L’avis du « Monde » – pourquoi pas

Quand on la rencontre, le temps des séquences d’exposition d’On ment toujours à ceux qu’on aime, Jewell Stone n’inspire guère confiance. Le personnage trimballe tant de lieux communs – la trentaine passée, elle vit comme une élève de terminale partie de chez ses parents, elle ment comme elle respire, elle est serveuse dans une boîte rock où elle a jadis chanté… En plus, il faut bien avouer que Monia Chokri a du mal à passer pour une Américaine exilée à Paris.

La comédienne Sandrine Dumas imprime à son récit un rythme vif et détendu qui convient bien à la légèreté du récit

Puis, au fur et à mesure que Jewell s’enfonce dans le labyrinthe de mensonges qu’elle a confectionné, ces préoccupations s’estompent. Parce que les acteurs ont l’air heureux de jouer ces personnages qui – avec moins d’enthousiasme et de talent – auraient pu paraître stéréotypés, parce que la réalisatrice, la comédienne Sandrine Dumas qui signe ici son premier long-métrage de fiction, imprime à son récit un rythme vif et détendu qui convient bien à la légèreté du récit.

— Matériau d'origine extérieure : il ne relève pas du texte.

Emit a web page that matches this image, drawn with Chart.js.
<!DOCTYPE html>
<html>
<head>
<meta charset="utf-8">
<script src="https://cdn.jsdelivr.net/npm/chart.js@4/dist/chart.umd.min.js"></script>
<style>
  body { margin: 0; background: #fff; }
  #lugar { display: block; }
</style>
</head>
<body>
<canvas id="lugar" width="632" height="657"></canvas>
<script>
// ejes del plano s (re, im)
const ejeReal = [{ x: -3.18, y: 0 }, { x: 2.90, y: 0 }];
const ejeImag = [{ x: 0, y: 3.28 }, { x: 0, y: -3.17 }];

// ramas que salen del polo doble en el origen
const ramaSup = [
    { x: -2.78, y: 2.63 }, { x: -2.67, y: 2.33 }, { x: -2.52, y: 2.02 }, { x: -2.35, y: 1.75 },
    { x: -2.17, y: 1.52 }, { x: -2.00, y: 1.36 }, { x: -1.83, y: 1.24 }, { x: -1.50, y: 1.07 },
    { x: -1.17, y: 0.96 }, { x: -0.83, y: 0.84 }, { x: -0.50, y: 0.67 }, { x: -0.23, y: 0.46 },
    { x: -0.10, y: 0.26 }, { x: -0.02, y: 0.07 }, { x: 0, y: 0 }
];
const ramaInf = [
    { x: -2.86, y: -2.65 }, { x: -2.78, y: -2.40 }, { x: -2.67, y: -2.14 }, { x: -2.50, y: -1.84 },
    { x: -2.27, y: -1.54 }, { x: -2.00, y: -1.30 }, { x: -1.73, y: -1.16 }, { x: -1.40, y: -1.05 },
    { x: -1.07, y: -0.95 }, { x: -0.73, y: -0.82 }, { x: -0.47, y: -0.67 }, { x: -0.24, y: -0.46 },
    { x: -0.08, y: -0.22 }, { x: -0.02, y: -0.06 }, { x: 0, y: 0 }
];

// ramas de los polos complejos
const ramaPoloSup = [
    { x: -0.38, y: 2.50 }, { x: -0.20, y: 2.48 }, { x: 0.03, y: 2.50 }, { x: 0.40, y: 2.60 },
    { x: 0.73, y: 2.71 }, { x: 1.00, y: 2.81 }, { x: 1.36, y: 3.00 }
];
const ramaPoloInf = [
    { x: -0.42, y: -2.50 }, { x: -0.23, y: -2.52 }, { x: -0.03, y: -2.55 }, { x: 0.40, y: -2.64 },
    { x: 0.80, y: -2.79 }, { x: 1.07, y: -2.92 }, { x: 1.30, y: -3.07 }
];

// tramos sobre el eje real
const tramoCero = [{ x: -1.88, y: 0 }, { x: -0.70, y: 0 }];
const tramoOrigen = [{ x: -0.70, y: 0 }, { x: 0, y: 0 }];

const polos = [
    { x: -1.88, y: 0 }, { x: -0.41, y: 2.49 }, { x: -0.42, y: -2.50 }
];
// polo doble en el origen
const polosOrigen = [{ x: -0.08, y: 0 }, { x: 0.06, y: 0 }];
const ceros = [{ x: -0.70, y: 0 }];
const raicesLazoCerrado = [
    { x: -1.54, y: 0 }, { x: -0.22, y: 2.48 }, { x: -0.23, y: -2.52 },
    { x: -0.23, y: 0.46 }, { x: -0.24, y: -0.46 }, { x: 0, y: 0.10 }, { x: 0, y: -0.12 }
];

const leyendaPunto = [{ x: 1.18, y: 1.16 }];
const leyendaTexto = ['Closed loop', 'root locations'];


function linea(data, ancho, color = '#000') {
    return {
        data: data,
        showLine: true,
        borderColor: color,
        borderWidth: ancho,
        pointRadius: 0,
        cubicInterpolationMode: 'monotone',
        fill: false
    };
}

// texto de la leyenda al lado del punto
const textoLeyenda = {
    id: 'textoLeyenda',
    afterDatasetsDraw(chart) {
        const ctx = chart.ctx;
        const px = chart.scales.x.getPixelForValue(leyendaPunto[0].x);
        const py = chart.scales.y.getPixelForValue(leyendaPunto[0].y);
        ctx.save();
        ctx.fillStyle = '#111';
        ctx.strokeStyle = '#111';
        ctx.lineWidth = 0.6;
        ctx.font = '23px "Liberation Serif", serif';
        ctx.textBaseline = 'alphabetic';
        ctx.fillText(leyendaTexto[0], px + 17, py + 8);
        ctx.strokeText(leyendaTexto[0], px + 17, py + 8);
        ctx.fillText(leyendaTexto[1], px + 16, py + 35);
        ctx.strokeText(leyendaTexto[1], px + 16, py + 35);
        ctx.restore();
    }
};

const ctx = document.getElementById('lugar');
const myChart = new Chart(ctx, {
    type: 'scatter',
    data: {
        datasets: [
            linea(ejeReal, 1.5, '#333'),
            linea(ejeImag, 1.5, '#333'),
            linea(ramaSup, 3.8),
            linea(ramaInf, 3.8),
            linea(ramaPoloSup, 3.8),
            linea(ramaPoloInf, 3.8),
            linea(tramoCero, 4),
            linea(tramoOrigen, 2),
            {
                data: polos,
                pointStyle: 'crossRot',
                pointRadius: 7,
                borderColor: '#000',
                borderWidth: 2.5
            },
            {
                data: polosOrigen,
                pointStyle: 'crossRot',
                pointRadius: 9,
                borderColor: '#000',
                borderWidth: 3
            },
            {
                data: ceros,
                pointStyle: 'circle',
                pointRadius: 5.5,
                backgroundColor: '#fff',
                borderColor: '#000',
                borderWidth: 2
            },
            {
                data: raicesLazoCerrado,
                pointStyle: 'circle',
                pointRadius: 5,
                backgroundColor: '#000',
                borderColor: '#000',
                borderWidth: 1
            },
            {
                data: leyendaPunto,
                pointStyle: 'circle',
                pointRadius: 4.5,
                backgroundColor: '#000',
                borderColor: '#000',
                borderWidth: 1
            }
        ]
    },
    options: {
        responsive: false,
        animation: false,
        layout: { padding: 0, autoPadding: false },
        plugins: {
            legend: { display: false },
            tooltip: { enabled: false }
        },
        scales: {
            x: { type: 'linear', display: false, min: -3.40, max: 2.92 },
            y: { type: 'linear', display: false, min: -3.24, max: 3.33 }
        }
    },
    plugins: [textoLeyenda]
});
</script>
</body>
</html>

L’inconfort morose et permanent qui fait le quotidien de Jewell vole en éclat lorsque sa grand-mère (Fionnula Flanagan), la femme qui l’a élevée, annonce son arrivée. En quelques heures, l’exilée doit donner un semblant de réalité aux mensonges dont elle a nourri son aïeule : son mariage avec Paul (Jérémie Elkaïm), sa fille Ruby, sa carrière… L’exercice est d’autant plus périlleux que la grand-mère arrive en compagnie de la mère de Paul (Marthe Keller).

Château de cartes

Pour faire de ce château de cartes un édifice habitable, il faudrait la virtuosité d’un Lubitsch. Sandrine Dumas préfère mettre ses personnages en mouvement. A chaque fois que l’invraisemblance ou l’incohérence menacent, ils partent un peu plus loin, vers le sud, vers le village pyrénéen dont est originaire la grand-mère. Ce qui a commencé comme une comédie parisienne se mue bientôt en road movie bien français. Les chauffeurs – Monia Chokri et Jérémie Elkaïm – se relaient avec entrain, la première résolument insupportable, le second puisant dans ses dernières réserves de patience.

Ces mouvements d’humeur, ces déplacements dans l’espace ne laissent d’autre choix au spectateur que la reddition (on part en voyage avec ces gens sympathiques), à moins de descendre de la voiture, parce que tout ça manque de substance. Ce serait alors se priver d’une plaisante surprise.